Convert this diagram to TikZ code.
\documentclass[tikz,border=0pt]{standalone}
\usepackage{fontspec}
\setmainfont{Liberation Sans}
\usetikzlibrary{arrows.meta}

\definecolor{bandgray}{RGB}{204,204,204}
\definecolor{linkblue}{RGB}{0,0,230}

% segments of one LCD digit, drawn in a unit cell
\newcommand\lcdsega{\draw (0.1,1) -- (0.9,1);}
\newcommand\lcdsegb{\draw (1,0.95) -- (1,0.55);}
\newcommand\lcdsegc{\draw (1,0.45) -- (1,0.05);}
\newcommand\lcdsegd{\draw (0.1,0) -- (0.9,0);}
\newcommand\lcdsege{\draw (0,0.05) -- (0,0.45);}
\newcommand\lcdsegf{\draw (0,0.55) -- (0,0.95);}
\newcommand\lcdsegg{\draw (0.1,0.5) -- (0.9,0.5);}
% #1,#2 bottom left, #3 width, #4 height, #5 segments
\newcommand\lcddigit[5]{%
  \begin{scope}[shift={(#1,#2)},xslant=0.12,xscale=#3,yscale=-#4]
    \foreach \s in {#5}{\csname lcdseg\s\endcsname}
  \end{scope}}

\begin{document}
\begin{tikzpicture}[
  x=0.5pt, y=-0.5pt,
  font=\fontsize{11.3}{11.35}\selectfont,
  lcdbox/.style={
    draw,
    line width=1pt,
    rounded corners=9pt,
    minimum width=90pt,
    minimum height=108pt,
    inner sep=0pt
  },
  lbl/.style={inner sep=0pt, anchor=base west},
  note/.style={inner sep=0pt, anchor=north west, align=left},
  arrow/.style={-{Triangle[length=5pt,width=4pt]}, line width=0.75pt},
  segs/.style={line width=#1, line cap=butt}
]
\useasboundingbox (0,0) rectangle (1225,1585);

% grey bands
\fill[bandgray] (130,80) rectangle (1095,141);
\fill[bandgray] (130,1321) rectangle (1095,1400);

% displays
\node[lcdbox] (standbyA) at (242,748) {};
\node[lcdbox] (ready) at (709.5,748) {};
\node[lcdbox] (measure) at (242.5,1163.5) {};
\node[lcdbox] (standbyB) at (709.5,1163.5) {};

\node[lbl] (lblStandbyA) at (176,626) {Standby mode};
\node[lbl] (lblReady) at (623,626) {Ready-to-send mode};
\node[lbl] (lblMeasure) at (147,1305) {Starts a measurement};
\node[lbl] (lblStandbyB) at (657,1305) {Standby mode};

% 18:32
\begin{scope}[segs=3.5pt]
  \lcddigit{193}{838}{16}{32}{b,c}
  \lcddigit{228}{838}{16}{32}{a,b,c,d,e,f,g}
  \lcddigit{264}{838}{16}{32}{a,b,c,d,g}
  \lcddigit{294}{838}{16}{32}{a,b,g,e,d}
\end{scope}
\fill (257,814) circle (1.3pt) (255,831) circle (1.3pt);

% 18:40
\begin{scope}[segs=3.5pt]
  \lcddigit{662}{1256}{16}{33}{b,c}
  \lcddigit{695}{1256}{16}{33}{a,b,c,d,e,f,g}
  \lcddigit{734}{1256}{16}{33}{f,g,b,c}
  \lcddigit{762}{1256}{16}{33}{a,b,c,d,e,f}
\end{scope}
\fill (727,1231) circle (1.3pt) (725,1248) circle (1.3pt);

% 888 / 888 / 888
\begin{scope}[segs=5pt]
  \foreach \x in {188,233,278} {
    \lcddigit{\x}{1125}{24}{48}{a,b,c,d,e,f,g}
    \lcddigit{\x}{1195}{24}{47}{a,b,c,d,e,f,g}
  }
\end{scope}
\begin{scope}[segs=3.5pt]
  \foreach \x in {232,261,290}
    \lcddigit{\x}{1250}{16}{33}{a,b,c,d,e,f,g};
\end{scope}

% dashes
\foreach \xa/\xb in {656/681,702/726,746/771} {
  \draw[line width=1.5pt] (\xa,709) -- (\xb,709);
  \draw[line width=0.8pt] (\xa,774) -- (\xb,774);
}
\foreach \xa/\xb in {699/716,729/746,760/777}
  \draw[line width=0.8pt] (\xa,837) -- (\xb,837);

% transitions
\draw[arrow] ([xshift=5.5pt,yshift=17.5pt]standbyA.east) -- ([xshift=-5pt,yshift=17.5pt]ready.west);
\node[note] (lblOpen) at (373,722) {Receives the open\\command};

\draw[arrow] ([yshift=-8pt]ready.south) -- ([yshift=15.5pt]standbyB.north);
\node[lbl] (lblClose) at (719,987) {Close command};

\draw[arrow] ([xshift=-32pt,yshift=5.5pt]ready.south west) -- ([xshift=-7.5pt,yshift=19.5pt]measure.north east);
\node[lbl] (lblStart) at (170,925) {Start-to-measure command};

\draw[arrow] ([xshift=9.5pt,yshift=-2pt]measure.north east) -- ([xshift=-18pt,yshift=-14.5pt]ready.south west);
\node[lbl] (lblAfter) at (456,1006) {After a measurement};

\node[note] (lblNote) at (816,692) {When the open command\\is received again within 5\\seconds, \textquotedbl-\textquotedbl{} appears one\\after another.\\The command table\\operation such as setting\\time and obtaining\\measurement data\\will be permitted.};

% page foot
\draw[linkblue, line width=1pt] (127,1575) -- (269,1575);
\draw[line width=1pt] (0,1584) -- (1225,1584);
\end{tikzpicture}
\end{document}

....

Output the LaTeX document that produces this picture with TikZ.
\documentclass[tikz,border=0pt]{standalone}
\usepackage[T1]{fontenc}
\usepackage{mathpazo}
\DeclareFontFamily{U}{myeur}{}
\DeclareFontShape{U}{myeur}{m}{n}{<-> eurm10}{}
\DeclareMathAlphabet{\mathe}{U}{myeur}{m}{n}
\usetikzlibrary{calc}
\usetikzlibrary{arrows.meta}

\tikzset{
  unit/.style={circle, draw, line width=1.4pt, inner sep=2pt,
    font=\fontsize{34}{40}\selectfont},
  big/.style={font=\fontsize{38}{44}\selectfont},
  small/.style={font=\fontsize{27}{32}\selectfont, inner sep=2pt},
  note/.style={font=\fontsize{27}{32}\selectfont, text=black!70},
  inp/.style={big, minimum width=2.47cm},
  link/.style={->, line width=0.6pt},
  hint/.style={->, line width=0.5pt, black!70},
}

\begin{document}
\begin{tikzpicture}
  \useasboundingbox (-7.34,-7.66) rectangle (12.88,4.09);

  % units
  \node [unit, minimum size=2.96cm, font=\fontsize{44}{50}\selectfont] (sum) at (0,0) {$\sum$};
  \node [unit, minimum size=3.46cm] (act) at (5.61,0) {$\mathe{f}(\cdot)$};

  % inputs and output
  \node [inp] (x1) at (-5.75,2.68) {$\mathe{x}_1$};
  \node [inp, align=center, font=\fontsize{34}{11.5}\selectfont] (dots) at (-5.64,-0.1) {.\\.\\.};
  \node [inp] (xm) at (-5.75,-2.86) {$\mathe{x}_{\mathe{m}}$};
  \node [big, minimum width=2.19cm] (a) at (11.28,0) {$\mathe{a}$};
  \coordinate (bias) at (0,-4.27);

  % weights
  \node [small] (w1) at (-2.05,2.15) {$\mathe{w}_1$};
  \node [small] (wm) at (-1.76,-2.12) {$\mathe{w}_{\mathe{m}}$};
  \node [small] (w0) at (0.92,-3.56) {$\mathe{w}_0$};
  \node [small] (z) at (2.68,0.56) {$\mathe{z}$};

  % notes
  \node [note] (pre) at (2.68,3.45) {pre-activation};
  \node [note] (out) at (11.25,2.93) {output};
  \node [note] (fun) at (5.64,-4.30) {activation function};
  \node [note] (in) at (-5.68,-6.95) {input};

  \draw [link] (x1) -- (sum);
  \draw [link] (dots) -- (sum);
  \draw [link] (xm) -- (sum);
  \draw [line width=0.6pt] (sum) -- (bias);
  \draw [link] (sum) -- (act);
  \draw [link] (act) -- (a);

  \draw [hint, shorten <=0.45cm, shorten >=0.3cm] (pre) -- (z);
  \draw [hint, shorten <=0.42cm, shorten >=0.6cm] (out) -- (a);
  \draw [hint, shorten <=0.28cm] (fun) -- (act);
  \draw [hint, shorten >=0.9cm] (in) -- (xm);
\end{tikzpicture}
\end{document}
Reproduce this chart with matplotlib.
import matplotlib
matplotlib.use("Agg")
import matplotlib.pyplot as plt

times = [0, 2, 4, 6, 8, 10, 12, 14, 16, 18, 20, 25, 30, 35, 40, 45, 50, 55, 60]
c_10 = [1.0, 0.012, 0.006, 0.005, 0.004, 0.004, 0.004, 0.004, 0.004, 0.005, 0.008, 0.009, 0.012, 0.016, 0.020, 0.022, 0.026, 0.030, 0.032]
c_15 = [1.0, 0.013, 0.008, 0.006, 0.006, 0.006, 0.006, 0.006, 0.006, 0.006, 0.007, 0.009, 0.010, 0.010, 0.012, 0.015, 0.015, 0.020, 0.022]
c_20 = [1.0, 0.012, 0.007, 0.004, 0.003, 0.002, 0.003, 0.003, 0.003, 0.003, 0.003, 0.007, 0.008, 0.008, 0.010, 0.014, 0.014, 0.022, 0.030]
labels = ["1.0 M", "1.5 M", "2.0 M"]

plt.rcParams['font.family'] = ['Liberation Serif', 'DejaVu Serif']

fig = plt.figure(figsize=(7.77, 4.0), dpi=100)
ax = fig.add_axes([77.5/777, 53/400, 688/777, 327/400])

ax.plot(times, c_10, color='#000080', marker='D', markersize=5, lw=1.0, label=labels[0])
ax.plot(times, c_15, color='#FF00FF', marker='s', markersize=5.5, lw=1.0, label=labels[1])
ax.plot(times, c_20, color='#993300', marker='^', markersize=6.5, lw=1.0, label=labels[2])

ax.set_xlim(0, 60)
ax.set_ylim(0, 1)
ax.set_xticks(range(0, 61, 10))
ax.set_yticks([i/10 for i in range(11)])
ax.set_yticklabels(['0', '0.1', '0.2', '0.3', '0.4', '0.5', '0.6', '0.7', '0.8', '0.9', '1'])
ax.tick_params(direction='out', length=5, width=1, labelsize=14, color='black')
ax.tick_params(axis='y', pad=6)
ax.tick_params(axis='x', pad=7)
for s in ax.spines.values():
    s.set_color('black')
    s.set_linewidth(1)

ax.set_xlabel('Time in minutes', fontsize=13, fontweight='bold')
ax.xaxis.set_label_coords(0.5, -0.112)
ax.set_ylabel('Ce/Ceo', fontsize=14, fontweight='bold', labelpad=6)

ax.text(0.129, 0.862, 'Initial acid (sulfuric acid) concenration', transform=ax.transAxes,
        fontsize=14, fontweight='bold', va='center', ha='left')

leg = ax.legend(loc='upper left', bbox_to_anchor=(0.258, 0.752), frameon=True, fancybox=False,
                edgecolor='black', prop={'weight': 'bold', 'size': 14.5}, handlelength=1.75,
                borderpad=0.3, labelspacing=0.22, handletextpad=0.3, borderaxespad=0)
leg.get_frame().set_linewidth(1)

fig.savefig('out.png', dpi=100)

....

In the records above, find the lines containing "this" and copy them.

FINAL ANSWER:
Convert this diagram to TikZ code.
Output the LaTeX document that produces this picture with TikZ.
Reproduce this chart with matplotlib.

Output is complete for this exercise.